買取業者の闇
しかし、一旦、中古として使用されてしまえば、そのチェックから外れる。摘発されることも告発される心配もなくなるわけだ。
ただし、完全に法律違反であることは間違いない。
たとえ個人であっても、中古品を買い取って販売するためには古物商免許が必要だが、買い取りだけなら必要ない。そこで販売専門用に名前を変えて、ネットオークションやフリマで香水を売りさばいても、それは個人が自分の持ち物を売っているだけという建前だから特別な条件は何もない。

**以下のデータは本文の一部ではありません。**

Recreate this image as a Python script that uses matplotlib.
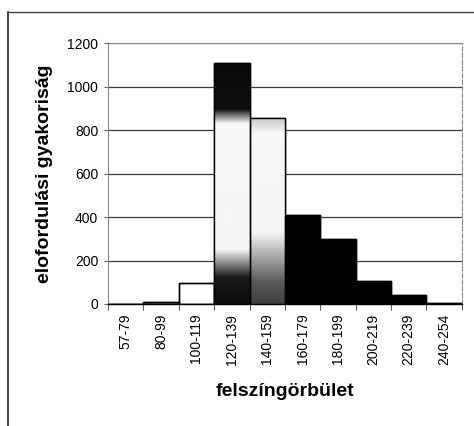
import numpy as np
import matplotlib
matplotlib.use("Agg")
import matplotlib.pyplot as plt
from matplotlib.lines import Line2D

plt.rcParams['font.family'] = ['Liberation Sans', 'DejaVu Sans']

categories = ["57-79", "80-99", "100-119", "120-139", "140-159",
              "160-179", "180-199", "200-219", "220-239", "240-254"]
values = [0, 8, 95, 1110, 856, 410, 298, 108, 40, 3]
y_ticks = [0, 200, 400, 600, 800, 1000, 1200]

face = ['white', '#9a9a9a', 'white', 'white', 'white',
        'black', 'black', 'black', 'black', 'black']

# gradient stops (value, brightness) for the two shaded bars
grad = {
    3: ([0, 120, 250, 830, 895, 1110], [0.05, 0.10, 0.96, 0.97, 0.06, 0.04]),
    4: ([0, 100, 330, 790, 856], [0.25, 0.35, 0.96, 0.97, 0.78]),
}

fig = plt.figure(figsize=(4.74, 4.26), dpi=100)
ax = fig.add_axes([0.228, 0.2864, 0.746, 0.6116])

x = np.arange(len(categories))
bars = ax.bar(x, values, width=1.0, color=face, edgecolor='black',
              linewidth=1.0, zorder=2)

for i, (stops, bright) in grad.items():
    h = values[i]
    ys = np.linspace(0, h, 300)
    col = np.interp(ys, stops, bright)[::-1].reshape(-1, 1)
    im = ax.imshow(col, cmap='gray', vmin=0, vmax=1, aspect='auto',
                   extent=[x[i] - 0.5, x[i] + 0.5, 0, h], zorder=3,
                   interpolation='bilinear')
    im.set_clip_path(bars[i])

ax.bar(x, values, width=1.0, color='none', edgecolor='black',
       linewidth=1.0, zorder=4)

ax.set_xlim(-0.5, len(categories) - 0.5)
ax.set_ylim(0, 1200)
ax.set_yticks(y_ticks)
ax.set_yticklabels([str(v) for v in y_ticks], fontsize=10)
ax.yaxis.grid(True, color='#3a3a3a', linewidth=0.9, zorder=0)
ax.set_axisbelow(True)

ax.set_xticks(x)
ax.set_xticklabels(categories, rotation=90, fontsize=10)
ax.set_xticks(np.arange(len(categories) + 1) - 0.5, minor=True)
ax.tick_params(axis='x', which='major', length=0, pad=7)
ax.tick_params(axis='x', which='minor', length=4, color='#333')
ax.tick_params(axis='y', length=3, color='#666', pad=4)

for s in ['left', 'right', 'top']:
    ax.spines[s].set_color('#888')
    ax.spines[s].set_linewidth(0.8)
ax.spines['right'].set_linestyle((0, (4, 2)))
ax.spines['bottom'].set_color('black')
ax.spines['bottom'].set_linewidth(1.0)

ax.set_ylabel("elofordulási gyakoriság", fontsize=14, fontweight='bold',
              labelpad=10)
ax.set_xlabel("felszíngörbület", fontsize=14, fontweight='bold', labelpad=13)

# outer frame (left and top)
fig.add_artist(Line2D([8 / 474, 8 / 474], [0, 1 - 12 / 426],
                      transform=fig.transFigure, color='#222', linewidth=1.2))
fig.add_artist(Line2D([8 / 474, 1], [1 - 12 / 426, 1 - 12 / 426],
                      transform=fig.transFigure, color='#444', linewidth=1.0))

fig.savefig("out.png", dpi=100)
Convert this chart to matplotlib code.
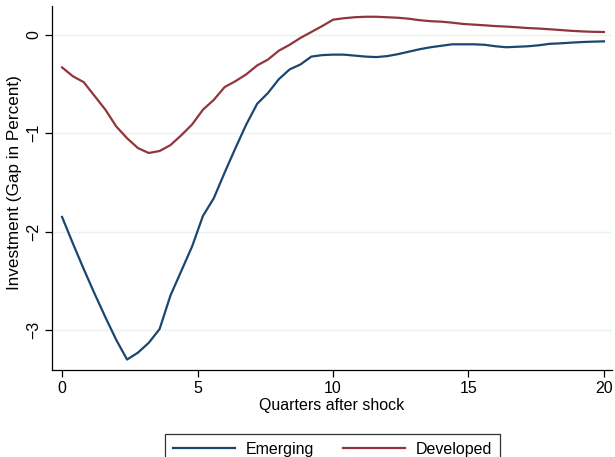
import matplotlib
matplotlib.use("Agg")
import matplotlib.pyplot as plt
import numpy as np

plt.rcParams['font.family'] = ['Liberation Sans', 'DejaVu Sans']

# trimestres (passo de 0.4)
quarters = np.linspace(0, 20, 51)

emerging = [-1.85, -2.12, -2.38, -2.63, -2.87, -3.10, -3.30, -3.23, -3.13, -2.99,
            -2.65, -2.40, -2.15, -1.84, -1.66, -1.40, -1.15, -0.91, -0.70, -0.59,
            -0.45, -0.35, -0.30, -0.22, -0.205, -0.20, -0.20, -0.21, -0.22, -0.225,
            -0.215, -0.195, -0.17, -0.145, -0.125, -0.11, -0.095, -0.095, -0.095, -0.10,
            -0.115, -0.125, -0.12, -0.115, -0.105, -0.09, -0.085, -0.078, -0.072, -0.068,
            -0.065]

developed = [-0.33, -0.42, -0.48, -0.62, -0.76, -0.93, -1.05, -1.15, -1.20, -1.18,
             -1.12, -1.02, -0.91, -0.76, -0.66, -0.53, -0.47, -0.40, -0.31, -0.25,
             -0.16, -0.10, -0.03, 0.03, 0.09, 0.155, 0.17, 0.18, 0.185, 0.185,
             0.18, 0.175, 0.165, 0.15, 0.14, 0.135, 0.125, 0.112, 0.105, 0.098,
             0.09, 0.085, 0.078, 0.07, 0.065, 0.058, 0.05, 0.042, 0.036, 0.032,
             0.03]

x_ticks = [0, 5, 10, 15, 20]
y_ticks = [-3, -2, -1, 0]

fig = plt.figure(figsize=(6.15, 4.57), dpi=100)
ax = fig.add_axes([0.0846, 0.190, 0.9106, 0.797])

ax.plot(quarters, emerging, color='#1a476f', lw=1.6, label='Emerging')
ax.plot(quarters, developed, color='#90353b', lw=1.6, label='Developed')

ax.set_xlim(-0.37, 20.3)
ax.set_ylim(-3.408, 0.295)
ax.set_xticks(x_ticks)
ax.set_yticks(y_ticks)
ax.set_yticklabels([str(v).replace('-', '\u2212') for v in y_ticks], rotation=90, va='center')

ax.grid(axis='y', color='#eaf2f3', lw=1)
ax.set_axisbelow(True)
for s in ['top', 'right']:
    ax.spines[s].set_visible(False)
ax.spines['left'].set_linewidth(0.9)
ax.spines['bottom'].set_linewidth(0.9)
ax.tick_params(direction='out', length=5, width=0.9, labelsize=11.5, pad=3)

ax.set_xlabel('Quarters after shock', fontsize=11.5, labelpad=1)
ax.set_ylabel('Investment (Gap in Percent)', fontsize=12.3, va='center')
ax.yaxis.set_label_coords(-0.067, 0.515)

leg = fig.legend(loc='upper center', bbox_to_anchor=(0.5407, 0.0678), ncol=2,
                 fontsize=11.5, frameon=True, fancybox=False, edgecolor='black',
                 handlelength=3.9, handletextpad=0.65, columnspacing=1.8,
                 borderpad=0.5)
leg.get_frame().set_linewidth(0.9)

plt.savefig('out.png', dpi=100)
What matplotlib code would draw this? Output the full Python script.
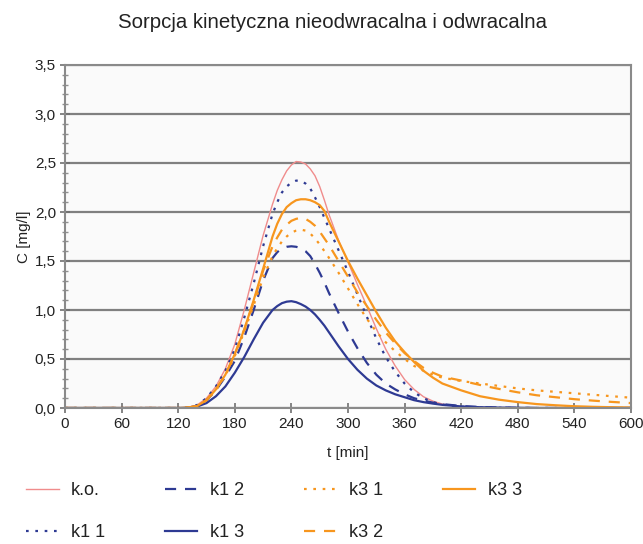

だが、実は買い手と売り手が一緒だとすれば、古物営業法違反となって懲役3年以下または100万円以下の罰金などが課せられることになる。
いずれにせよ、業者に買い取ってもらった使いかけの香水はブラックマーケットに直行、の可能性は高い。
そして、これまで「おトクだ!」と喜んでいた買い手の方にも被害は広がっていく。
すでに社会的に広く認知され、取引ルールや健全性が急速に整いつつあるオークションサイトやフリマサイトにさえ、このような業者が少なからず入り込んでいる。
「ブランドものの香水やコスメ、それも各種ブランドの中古品を多量に出品できる個人なんているはずない。みんなどこかでかき集めてきたものばかり。セミプロが荒稼ぎしているくらいは、少し想像すれば誰にでも分かります」
しかも掘り出し物と喜んで購入したものの、本物は外側のビンやパッケージなどだけで、大方は中身は真っ赤な偽物ということになる。
もしそんな被害の当事者になりたくないなら、フリマで気になる出品を見つけたとしても、最低でもいくつかのポイントを確認しておいた方がいい。
使用回数や購入時期、購入場所は必須条件。もちろん、出品者についても同じ。評価や同じものを大量に出品していないかをチェックするのは基本中の基本といえる。
たとえば、「評価0」などという出品者は、運営側からアカウントの停止をくらっては新たに登録をくり返すというイタチごっこをしている業者の可能性が大きい。
「ネットの普及で一般の人たちが手軽に個人売買に手を出せるようになってきたから、我々が商売できるようになってきたんだよ」とは買い取り氏の言葉。
ITの拡大で便利さがどんどん拡大する裏では、うごめく闇も急速に大きくなっているというのだ。
<購入前チェックポイント>
ネット購入の前には一度チェックリストを確認してみよう。魅力的な値段や画像に騙されずに一度冷静になれば、偽物の購入は避けられる。
・価格設定が明らかにおかしい
(新品未使用/未使用同然なのに安すぎる)
・出品者の評価が0か極端に低い
・同じものを大量に販売している
・正規代理店を名乗っている
・購入元が明示されていない
・製造番号(シリアルナンバー)が分からない
これらに当てはまる場合、商品が偽物の可能性も。フリマアプリは出品者とのやり取りができるので、気になる事があれば問い合わせてから購入するべきだ。